> **WORK TO DO**
Restate the data word for word and leave the images out.

> **AVAILABLE DATA**
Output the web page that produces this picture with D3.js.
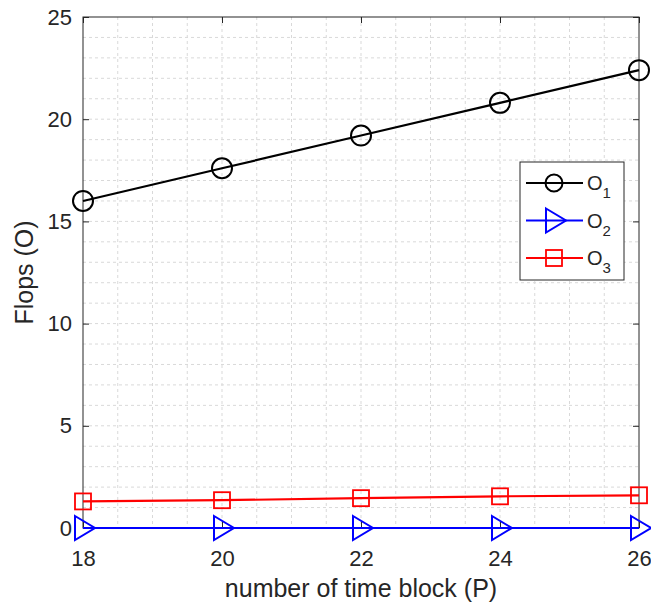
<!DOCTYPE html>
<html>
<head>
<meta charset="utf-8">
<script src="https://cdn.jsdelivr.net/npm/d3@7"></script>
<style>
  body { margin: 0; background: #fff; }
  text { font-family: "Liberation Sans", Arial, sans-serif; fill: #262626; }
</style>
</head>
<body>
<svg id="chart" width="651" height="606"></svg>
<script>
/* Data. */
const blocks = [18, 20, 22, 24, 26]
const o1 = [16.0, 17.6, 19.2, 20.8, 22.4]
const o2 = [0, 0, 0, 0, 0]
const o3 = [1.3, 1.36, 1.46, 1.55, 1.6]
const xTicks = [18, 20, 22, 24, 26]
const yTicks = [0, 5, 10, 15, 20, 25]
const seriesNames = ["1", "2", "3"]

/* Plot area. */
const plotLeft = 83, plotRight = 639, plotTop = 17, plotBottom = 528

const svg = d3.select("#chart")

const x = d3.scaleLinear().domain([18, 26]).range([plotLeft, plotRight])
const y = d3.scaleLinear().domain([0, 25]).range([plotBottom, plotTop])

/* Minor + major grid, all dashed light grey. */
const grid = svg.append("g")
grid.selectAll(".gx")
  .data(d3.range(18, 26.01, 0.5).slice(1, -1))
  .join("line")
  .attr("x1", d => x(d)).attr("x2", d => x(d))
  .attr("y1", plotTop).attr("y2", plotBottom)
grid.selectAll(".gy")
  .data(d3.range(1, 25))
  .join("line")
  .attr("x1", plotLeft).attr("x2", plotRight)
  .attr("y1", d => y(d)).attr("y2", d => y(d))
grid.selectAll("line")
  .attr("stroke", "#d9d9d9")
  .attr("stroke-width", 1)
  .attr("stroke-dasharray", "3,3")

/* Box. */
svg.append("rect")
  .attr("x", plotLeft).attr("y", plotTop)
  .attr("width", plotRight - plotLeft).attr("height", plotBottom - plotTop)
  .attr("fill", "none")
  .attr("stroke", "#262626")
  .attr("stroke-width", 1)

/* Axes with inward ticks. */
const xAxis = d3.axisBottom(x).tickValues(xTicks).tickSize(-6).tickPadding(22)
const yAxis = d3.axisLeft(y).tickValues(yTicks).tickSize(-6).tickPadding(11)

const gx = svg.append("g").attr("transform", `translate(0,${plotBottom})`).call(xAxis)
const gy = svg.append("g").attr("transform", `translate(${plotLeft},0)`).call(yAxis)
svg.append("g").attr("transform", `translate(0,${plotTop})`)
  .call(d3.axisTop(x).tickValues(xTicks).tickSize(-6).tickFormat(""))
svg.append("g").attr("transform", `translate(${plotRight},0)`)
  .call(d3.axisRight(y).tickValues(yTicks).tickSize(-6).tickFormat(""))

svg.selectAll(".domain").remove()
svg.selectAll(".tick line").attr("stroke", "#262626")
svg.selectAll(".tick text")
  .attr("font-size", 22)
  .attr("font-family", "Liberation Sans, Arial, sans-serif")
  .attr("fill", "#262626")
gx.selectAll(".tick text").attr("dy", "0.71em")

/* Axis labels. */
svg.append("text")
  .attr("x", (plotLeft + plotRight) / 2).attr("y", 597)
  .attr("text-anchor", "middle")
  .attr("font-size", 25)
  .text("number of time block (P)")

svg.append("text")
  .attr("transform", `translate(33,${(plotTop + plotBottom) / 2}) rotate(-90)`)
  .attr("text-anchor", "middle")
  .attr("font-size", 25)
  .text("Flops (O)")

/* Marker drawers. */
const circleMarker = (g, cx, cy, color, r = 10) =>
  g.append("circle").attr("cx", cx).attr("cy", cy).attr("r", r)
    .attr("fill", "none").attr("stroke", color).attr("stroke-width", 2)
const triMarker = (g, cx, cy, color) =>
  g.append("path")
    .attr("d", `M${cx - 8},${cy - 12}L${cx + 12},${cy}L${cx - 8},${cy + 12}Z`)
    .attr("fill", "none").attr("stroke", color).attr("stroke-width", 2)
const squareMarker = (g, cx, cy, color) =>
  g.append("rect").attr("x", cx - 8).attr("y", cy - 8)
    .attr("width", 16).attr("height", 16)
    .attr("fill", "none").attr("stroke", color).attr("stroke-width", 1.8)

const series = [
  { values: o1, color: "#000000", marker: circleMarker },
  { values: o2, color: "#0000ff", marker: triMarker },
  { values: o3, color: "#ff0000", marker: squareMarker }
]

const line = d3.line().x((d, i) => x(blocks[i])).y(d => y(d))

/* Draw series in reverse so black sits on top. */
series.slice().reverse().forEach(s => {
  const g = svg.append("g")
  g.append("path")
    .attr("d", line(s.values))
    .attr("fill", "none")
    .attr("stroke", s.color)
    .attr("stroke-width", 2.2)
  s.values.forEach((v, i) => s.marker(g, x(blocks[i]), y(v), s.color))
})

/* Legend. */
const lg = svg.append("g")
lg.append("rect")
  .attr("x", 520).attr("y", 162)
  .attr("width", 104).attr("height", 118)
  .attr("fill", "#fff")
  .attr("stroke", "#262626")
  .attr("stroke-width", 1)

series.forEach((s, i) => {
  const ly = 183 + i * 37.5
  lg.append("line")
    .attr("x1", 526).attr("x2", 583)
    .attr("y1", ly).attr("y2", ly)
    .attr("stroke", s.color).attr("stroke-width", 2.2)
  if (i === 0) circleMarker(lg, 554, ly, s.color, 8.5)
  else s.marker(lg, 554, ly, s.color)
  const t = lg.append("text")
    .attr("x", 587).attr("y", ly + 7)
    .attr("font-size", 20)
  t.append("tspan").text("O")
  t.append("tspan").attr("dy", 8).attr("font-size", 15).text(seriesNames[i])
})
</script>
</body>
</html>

> **WRITTEN SOLUTION**
Output the web page that produces this picture with D3.js.
<!DOCTYPE html>
<html>
<head>
<meta charset="utf-8">
<script src="https://cdn.jsdelivr.net/npm/d3@7"></script>
<style>
  body { margin: 0; background: #fff; }
  text { font-family: "Liberation Sans", Arial, sans-serif; fill: #262626; }
</style>
</head>
<body>
<svg id="chart" width="651" height="606"></svg>
<script>
/* Data. */
const blocks = [18, 20, 22, 24, 26]
const o1 = [16.0, 17.6, 19.2, 20.8, 22.4]
const o2 = [0, 0, 0, 0, 0]
const o3 = [1.3, 1.36, 1.46, 1.55, 1.6]
const xTicks = [18, 20, 22, 24, 26]
const yTicks = [0, 5, 10, 15, 20, 25]
const seriesNames = ["1", "2", "3"]

/* Plot area. */
const plotLeft = 83, plotRight = 639, plotTop = 17, plotBottom = 528

const svg = d3.select("#chart")

const x = d3.scaleLinear().domain([18, 26]).range([plotLeft, plotRight])
const y = d3.scaleLinear().domain([0, 25]).range([plotBottom, plotTop])

/* Minor + major grid, all dashed light grey. */
const grid = svg.append("g")
grid.selectAll(".gx")
  .data(d3.range(18, 26.01, 0.5).slice(1, -1))
  .join("line")
  .attr("x1", d => x(d)).attr("x2", d => x(d))
  .attr("y1", plotTop).attr("y2", plotBottom)
grid.selectAll(".gy")
  .data(d3.range(1, 25))
  .join("line")
  .attr("x1", plotLeft).attr("x2", plotRight)
  .attr("y1", d => y(d)).attr("y2", d => y(d))
grid.selectAll("line")
  .attr("stroke", "#d9d9d9")
  .attr("stroke-width", 1)
  .attr("stroke-dasharray", "3,3")

/* Box. */
svg.append("rect")
  .attr("x", plotLeft).attr("y", plotTop)
  .attr("width", plotRight - plotLeft).attr("height", plotBottom - plotTop)
  .attr("fill", "none")
  .attr("stroke", "#262626")
  .attr("stroke-width", 1)

/* Axes with inward ticks. */
const xAxis = d3.axisBottom(x).tickValues(xTicks).tickSize(-6).tickPadding(22)
const yAxis = d3.axisLeft(y).tickValues(yTicks).tickSize(-6).tickPadding(11)

const gx = svg.append("g").attr("transform", `translate(0,${plotBottom})`).call(xAxis)
const gy = svg.append("g").attr("transform", `translate(${plotLeft},0)`).call(yAxis)
svg.append("g").attr("transform", `translate(0,${plotTop})`)
  .call(d3.axisTop(x).tickValues(xTicks).tickSize(-6).tickFormat(""))
svg.append("g").attr("transform", `translate(${plotRight},0)`)
  .call(d3.axisRight(y).tickValues(yTicks).tickSize(-6).tickFormat(""))

svg.selectAll(".domain").remove()
svg.selectAll(".tick line").attr("stroke", "#262626")
svg.selectAll(".tick text")
  .attr("font-size", 22)
  .attr("font-family", "Liberation Sans, Arial, sans-serif")
  .attr("fill", "#262626")
gx.selectAll(".tick text").attr("dy", "0.71em")

/* Axis labels. */
svg.append("text")
  .attr("x", (plotLeft + plotRight) / 2).attr("y", 597)
  .attr("text-anchor", "middle")
  .attr("font-size", 25)
  .text("number of time block (P)")

svg.append("text")
  .attr("transform", `translate(33,${(plotTop + plotBottom) / 2}) rotate(-90)`)
  .attr("text-anchor", "middle")
  .attr("font-size", 25)
  .text("Flops (O)")

/* Marker drawers. */
const circleMarker = (g, cx, cy, color, r = 10) =>
  g.append("circle").attr("cx", cx).attr("cy", cy).attr("r", r)
    .attr("fill", "none").attr("stroke", color).attr("stroke-width", 2)
const triMarker = (g, cx, cy, color) =>
  g.append("path")
    .attr("d", `M${cx - 8},${cy - 12}L${cx + 12},${cy}L${cx - 8},${cy + 12}Z`)
    .attr("fill", "none").attr("stroke", color).attr("stroke-width", 2)
const squareMarker = (g, cx, cy, color) =>
  g.append("rect").attr("x", cx - 8).attr("y", cy - 8)
    .attr("width", 16).attr("height", 16)
    .attr("fill", "none").attr("stroke", color).attr("stroke-width", 1.8)

const series = [
  { values: o1, color: "#000000", marker: circleMarker },
  { values: o2, color: "#0000ff", marker: triMarker },
  { values: o3, color: "#ff0000", marker: squareMarker }
]

const line = d3.line().x((d, i) => x(blocks[i])).y(d => y(d))

/* Draw series in reverse so black sits on top. */
series.slice().reverse().forEach(s => {
  const g = svg.append("g")
  g.append("path")
    .attr("d", line(s.values))
    .attr("fill", "none")
    .attr("stroke", s.color)
    .attr("stroke-width", 2.2)
  s.values.forEach((v, i) => s.marker(g, x(blocks[i]), y(v), s.color))
})

/* Legend. */
const lg = svg.append("g")
lg.append("rect")
  .attr("x", 520).attr("y", 162)
  .attr("width", 104).attr("height", 118)
  .attr("fill", "#fff")
  .attr("stroke", "#262626")
  .attr("stroke-width", 1)

series.forEach((s, i) => {
  const ly = 183 + i * 37.5
  lg.append("line")
    .attr("x1", 526).attr("x2", 583)
    .attr("y1", ly).attr("y2", ly)
    .attr("stroke", s.color).attr("stroke-width", 2.2)
  if (i === 0) circleMarker(lg, 554, ly, s.color, 8.5)
  else s.marker(lg, 554, ly, s.color)
  const t = lg.append("text")
    .attr("x", 587).attr("y", ly + 7)
    .attr("font-size", 20)
  t.append("tspan").text("O")
  t.append("tspan").attr("dy", 8).attr("font-size", 15).text(seriesNames[i])
})
</script>
</body>
</html>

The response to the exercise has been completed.